To achieve high recognition accuracy, the impulsive sound is received at 192 kHz sampling frequency with 24-bit precision. In addition, since the duration time of the sound is very short (less than one second [22,23]), 20 frames with the size of 1024 are overlapped by 75%, which improves the time resolution.
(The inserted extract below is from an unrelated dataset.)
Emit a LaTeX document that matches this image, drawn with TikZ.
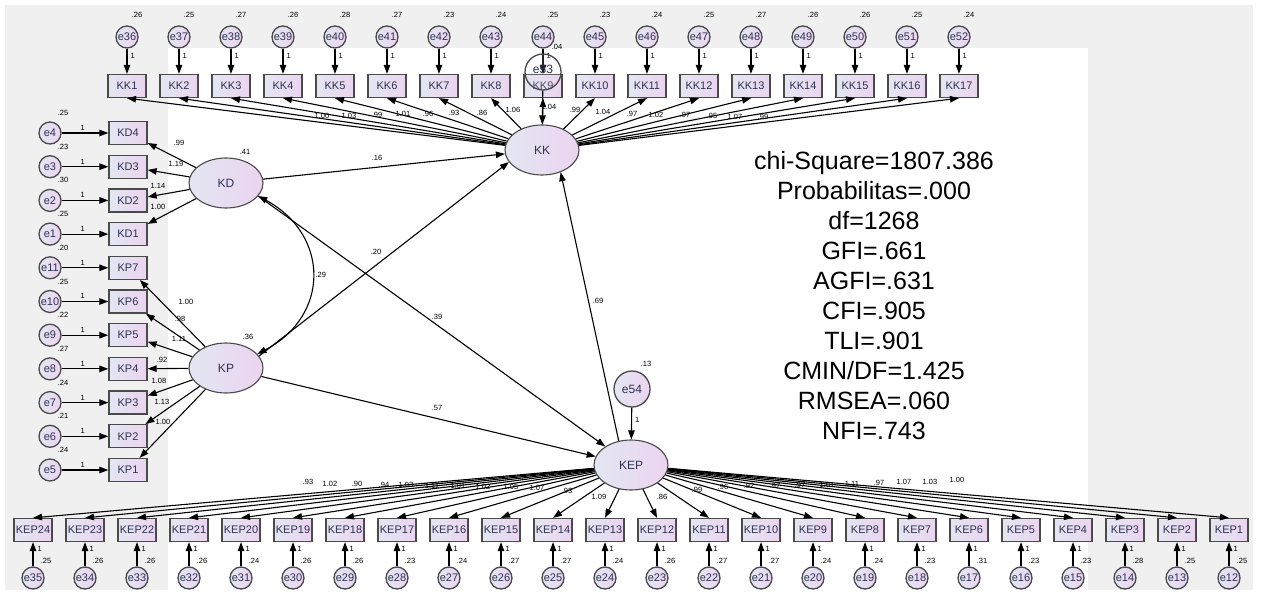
\documentclass[tikz,border=0pt]{standalone}
\usepackage{fontspec}
\setmainfont{Liberation Sans}
\usetikzlibrary{arrows.meta,shapes.geometric}
\definecolor{boxleft}{HTML}{E3E6F3}
\definecolor{boxright}{HTML}{EBD4EF}
\definecolor{rim}{HTML}{4A4A4A}
\definecolor{panel}{HTML}{F0F0F0}
\definecolor{ink}{HTML}{2E3350}

\begin{document}
\begin{tikzpicture}[x=1pt,y=-1pt,>={Triangle[length=9pt,width=6.5pt]},
obs/.style={draw=rim, line width=1.3pt, left color=boxleft, right color=boxright, minimum width=38pt, minimum height=23pt, inner sep=0pt, font=\fontsize{11}{12}\selectfont, text=ink},
lat/.style={ellipse, draw=rim, line width=1.1pt, left color=boxleft, right color=boxright, minimum width=74pt, minimum height=50pt, inner sep=0pt, font=\fontsize{12}{13}\selectfont, text=ink},
err/.style={circle, draw=rim, line width=1.3pt, left color=boxleft, right color=boxright, minimum size=22pt, inner sep=0pt, font=\fontsize{11}{12}\selectfont, text=ink},
link/.style={->, line width=1.1pt},
num/.style={font=\fontsize{7.5}{8}\selectfont, inner sep=0pt},
fit/.style={font=\fontsize{25}{30}\selectfont, align=center, inner sep=0pt}]
\useasboundingbox (0,0) rectangle (1261,594);
\fill[panel] (5,5) rectangle (1253,590);
\fill[white] (168,48) rectangle (1088,590);
% latent variables
\node[lat] (kk) at (542,150) {KK};
\node[lat] (kd) at (226,183) {KD};
\node[lat] (kp) at (226,368) {KP};
\node[lat] (kep) at (631,465) {KEP};
\node[err, minimum size=36pt, font=\fontsize{12}{13}\selectfont] (e54) at (632,389) {e54};
\node[num] (v53) at (557,47) {.04};
\node[num] (v54) at (646,364) {.13};
\node[num] (vkd) at (245,152) {.41};
\node[num] (vkp) at (248,337) {.36};
% KK indicators
\foreach \i/\r/\w/\lx/\ly in {1/.26/1.00/322/116, 2/.25/1.03/349/116, 3/.27/.99/377/115, 4/.26/1.01/403/114,
  5/.28/.96/428/114, 6/.27/.93/454/113, 7/.23/.86/482/113, 8/.24/1.06/513/110, 9/.25/1.04/549/107,
  10/.23/.99/575/110, 11/.24/1.04/603/112, 12/.25/.97/632/114, 13/.27/1.02/656/115, 14/.26/.97/685/115,
  15/.26/.95/712/116, 16/.25/1.07/735/117, 17/.24/.99/763/117}{
  \pgfmathsetmacro\xx{127+52*(\i-1)}
  \pgfmathtruncatemacro\ee{35+\i}
  \node[obs] (kk\i) at (\xx,86) {KK\i};
  \node[err] (e\ee) at (\xx,37) {e\ee};
  \node[num] (v\ee) at (\xx+10,15) {\r};
  \draw[link] (e\ee) -- (kk\i) node[num, pos=.3, right=3pt] {1};
  \draw[link] (kk) -- (kk\i.south);
  \node[num] (wkk\i) at (\lx,\ly) {\w};
}
\node[err, minimum size=36pt, font=\fontsize{12}{13}\selectfont, fill opacity=.15, text opacity=1] (e53) at (543,72) {\raisebox{5pt}{e53}};
\draw[link] (e53) -- (kk);
% KD indicators
\foreach \n/\e/\r/\w/\lx/\ly [count=\k from 0] in {4/4/.25/.99/179/143, 3/3/.23/1.19/176/164, 2/2/.30/1.14/158/186, 1/1/.25/1.00/158/207}{
  \pgfmathsetmacro\yy{133+33.7*\k}
  \node[obs] (kd\n) at (128,\yy) {KD\n};
  \node[err] (e\e) at (50,\yy) {e\e};
  \node[num] (v\e) at (63,\yy-20) {\r};
  \draw[link] (e\e) -- (kd\n) node[num, pos=.45, above=2pt] {1};
  \draw[link] (kd) -- (kd\n);
  \node[num] (wkd\n) at (\lx,\ly) {\w};
}
% KP indicators
\foreach \n/\e/\r/\w/\lx/\ly [count=\k from 4] in {7/11/.20/1.00/186/302, 6/10/.25/.98/180/319, 5/9/.22/1.11/179/339,
  4/8/.27/.92/162/360, 3/7/.24/1.08/159/381, 2/6/.21/1.13/162/402, 1/5/.24/1.00/163/422}{
  \pgfmathsetmacro\yy{133+33.7*\k}
  \node[obs] (kp\n) at (128,\yy) {KP\n};
  \node[err] (e\e) at (50,\yy) {e\e};
  \node[num] (v\e) at (63,\yy-20) {\r};
  \draw[link] (e\e) -- (kp\n) node[num, pos=.45, above=2pt] {1};
  \draw[link] (kp) -- (kp\n);
  \node[num] (wkp\n) at (\lx,\ly) {\w};
}
% KEP indicators
\foreach \n/\r/\w/\lx/\ly in {24/.25/.93/308/482, 23/.26/1.02/330/484, 22/.26/.90/357/484, 21/.26/.94/384/485,
  20/.24/1.03/406/485, 19/.26/1.11/432/486, 18/.26/1.01/458/486, 17/.23/1.02/483/487, 16/.24/1.05/511/487,
  15/.27/1.07/537/488, 14/.27/.93/567/491, 13/.24/1.09/599/497, 12/.26/.86/662/497, 11/.27/.99/697/490,
  10/.27/.96/723/487, 9/.24/.92/749/486, 8/.24/.97/775/486, 7/.23/.97/800/485, 6/.31/1.01/827/485,
  5/.23/1.11/852/484, 4/.23/.97/879/483, 3/.28/1.07/904/482, 2/.25/1.03/930/482, 1/.25/1.00/957/480}{
  \pgfmathsetmacro\xx{1229-52*(\n-1)}
  \pgfmathtruncatemacro\ee{11+\n}
  \node[obs] (kep\n) at (\xx,530) {KEP\n};
  \node[err] (e\ee) at (\xx,578) {e\ee};
  \node[num] (v\ee) at (\xx+13,561) {\r};
  \draw[link] (e\ee) -- (kep\n) node[num, pos=.72, right=4pt] {1};
  \draw[link] (kep) -- (kep\n.north);
  \node[num] (wkep\n) at (\lx,\ly) {\w};
}
% structural part
\draw[link] (kd) -- (kk);
\draw[link] (kp.20) -- (kk.200);
\draw[link] (kd.-22) -- (kep);
\draw[link] (kp) -- (kep);
\draw[link] (kep.117) -- (kk.-50);
\draw[link] (e54) -- (kep) node[num, pos=.4, right=3pt] {1};
\draw[link, <->] (kd.-22) .. controls (330,235) and (330,316) .. (kp.24) node[num, pos=.5, right=3pt] {.29};
\node[num] (p16) at (377,158) {.16};
\node[num] (p20) at (376,252) {.20};
\node[num] (p39) at (437,317) {.39};
\node[num] (p57) at (437,408) {.57};
\node[num] (p69) at (598,301) {.69};
% fit indices
\node[fit] (stats) at (874,296) {chi-Square=1807.386\\Probabilitas=.000\\df=1268\\GFI=.661\\AGFI=.631\\CFI=.905\\TLI=.901\\CMIN/DF=1.425\\RMSEA=.060\\NFI=.743};
\end{tikzpicture}
\end{document}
3.2. Sound Source Localization

3.2.1. Estimation of 2D Sound Source Position

Figure 4 shows the wave propagation of an impulsive sound source considering the spherical wavefront model. We adopted this model to estimate the position when a ball is fired using a 2D MEMS microphone array and delay-and-sum beamforming, similar to a FPGA-based real-time acoustic camera prototype [24]. The measured signal at time t for each microphone in a free field can be defined as

p_{j} (t) = \frac{1}{| r_{s} |} s (t - \frac{| r_{s} |}{c}),

(1)

where s(t) is the signal at the position of the impulsive sound source, |r_s| is the location vector between microphone j and the source, and c is the propagation speed of the acoustic wave. The delay-and-sum beamforming output with respect to candidate position P_s at sample i is given by

b f (P_{s}, i) = \frac{1}{M} \sum_{j = 1}^{M} p_{j} [i - δ_{j} (P_{s})],

(2)

where p_j[i] is the measured sound stream of microphone j at index i from the measured microphone stream, M is the number of microphones, and

δ_{j} (P_{s})

is the sound propagation delay between P_s and P_mj, which is the position of microphone j, at sampling frequency f_s defined by

\frac{f_{s}}{c} | P_{s} - P_{m j} |

. The output intensity of delay-and-sum beamforming for all the candidate positions of an impulsive sound source can be averaged for L samples, where the number can affect the final result of both the sound source detection and localization.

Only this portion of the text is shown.